In “Family Secrets: Living with Shame from the Victorians to the Present Day” (Oxford University Press, April 2013), Cohen takes an intimate look at how social change happens at home.  She investigates the role that family secrets, so often associated with repression, have played in the transformation of social mores from the Victorian era to the present day.

“This is a book about the kinds of secrets families kept behind closed doors,” Cohen said. “It tells a history of how society changed from the purview of mothers and fathers, brothers and sisters. It’s a book about how what was shameful has changed but not always in the way that we imagined.”

Cohen spent eight years in archives in the United Kingdom with extraordinary access to confidential files -- including adoption records, marriage counseling files and records of homes for unwed mothers. Published in the UK by Penguin in January, the book has received rave reviews in the British press, and was named the “Book of the Week” by both the Sunday Telegraph and Times Higher Education.

The book journeys from the frontier of empire, where British adventurers made secrets that haunted their descendants for generations, to the confessional vanguard of modern-day genealogy two centuries later.  The colorful journey challenges the imagination as it shows how family secrets stretched the boundaries of acceptable conduct and helped shape social mores.

Pressure groups and protest movements traditionally have been the focus of how social change is enacted. Complicating that history, Cohen juxtaposes scores of encounters that took place behind closed doors with the more visible turning points of protest movements and new laws.

Privacy and secrecy were interchangeable for the Victorians into the early 20th century, Cohen argues.

“What started as a means of protecting a family’s reputation would eventually help to pave the way for a much more capacious definition of privacy, defined as the right to live as you wish, at home, of course, but in public as well,” she writes. “Privacy had become intertwined with personal freedom. As privacy was written into law in Britain between the 1930s and 1990s, secrecy was ever more vilified, chiefly because it was no longer necessary.”

Illegitimacy, for example, was the most common of family secrets. For an unmarried woman during the Victorian era, pregnancy was a “life-wrecking disaster,” and for centuries many childless couples who informally adopted children kept their origins secret in order to cloak their illegitimate origins.

But when adoption was finally legalized in England and Wales in 1926, the government mandated openness as the requirement. Birth mothers had to know to whom her child was going; a child’s birth certificate was stamped “adopted” across the face of it. 

“Essentially, there was no privacy when it came to legal adoption. And so adoptive parents created it themselves by keeping secrets,” explains Cohen. “They forged birth certificates, and told lies about the child’s origins.”
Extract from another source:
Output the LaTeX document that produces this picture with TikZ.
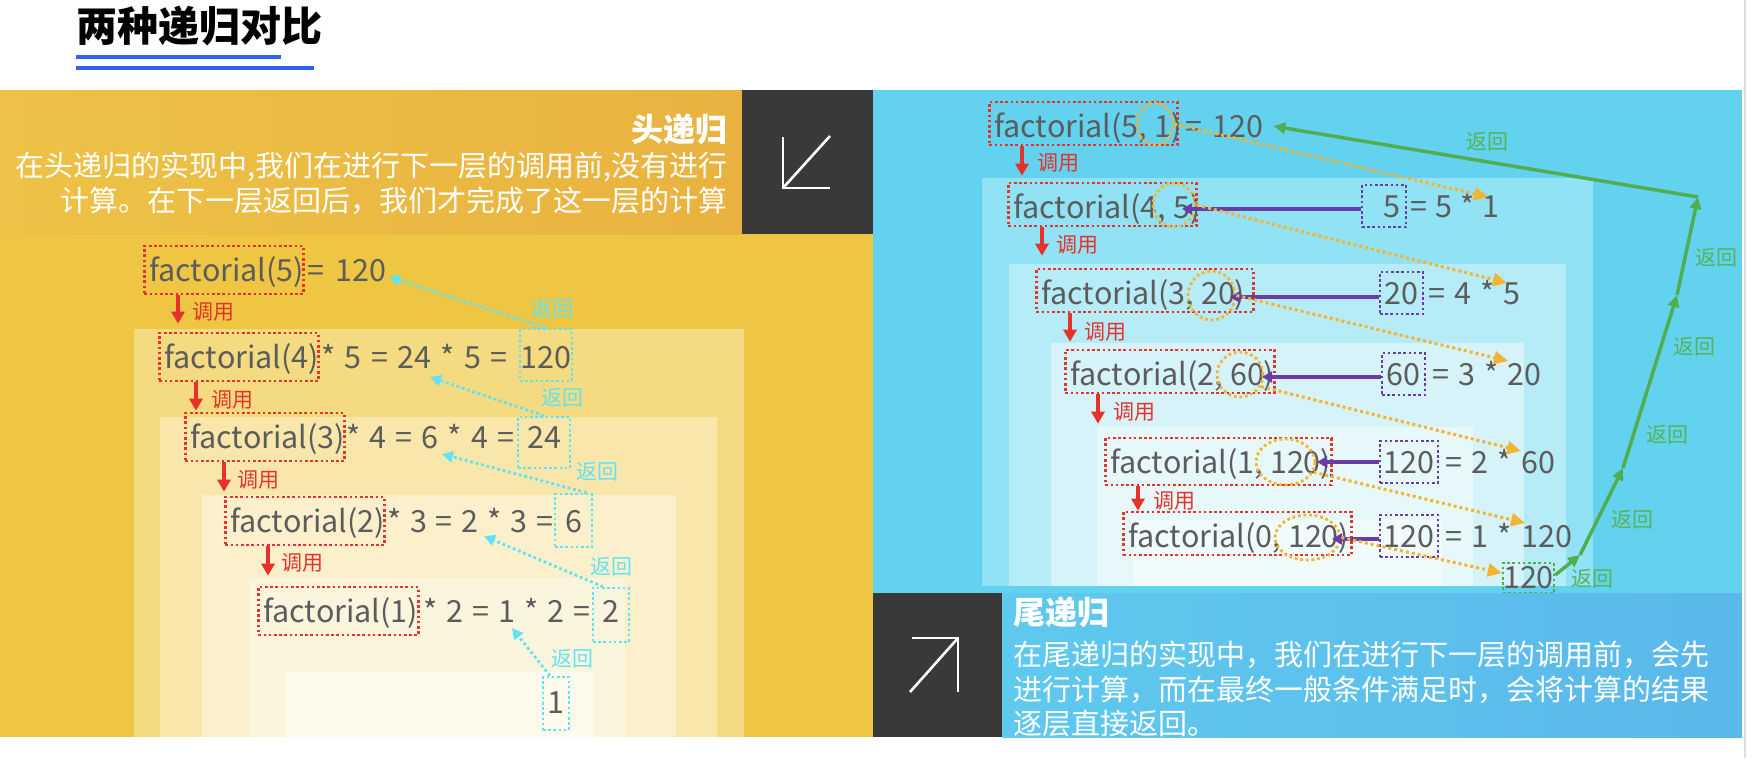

The secrets adoptive families kept, Cohen argues, ultimately ushered in a new regime of privacy. After World War II, the British government undid centuries of common law precedent to create a new birth certificate to conceal the fact of illegitimacy. This new birth certificate acknowledged the rule by which adoptive parents had for decades lived: prejudice against illegitimate or adopted children could be circumvented by hiding the truth. 

“Secrets laid the cornerstone for legitimate claims to privacy,” said Cohen. “No one today wants to believe that their right to privacy depends on keeping secrets. Privacy is exalted, while secrecy is scorned. And yet, for the Victorians, secrecy and privacy were fundamentally intertwined.

“Between prying neighbors and a legal system that insisted upon transparency, privacy necessarily hinged on secret keeping. How secrets have served as the unlikely bulwark of privacy -- and how secrecy and privacy eventually came apart -- is the history that ‘Family Secrets’ recounts.”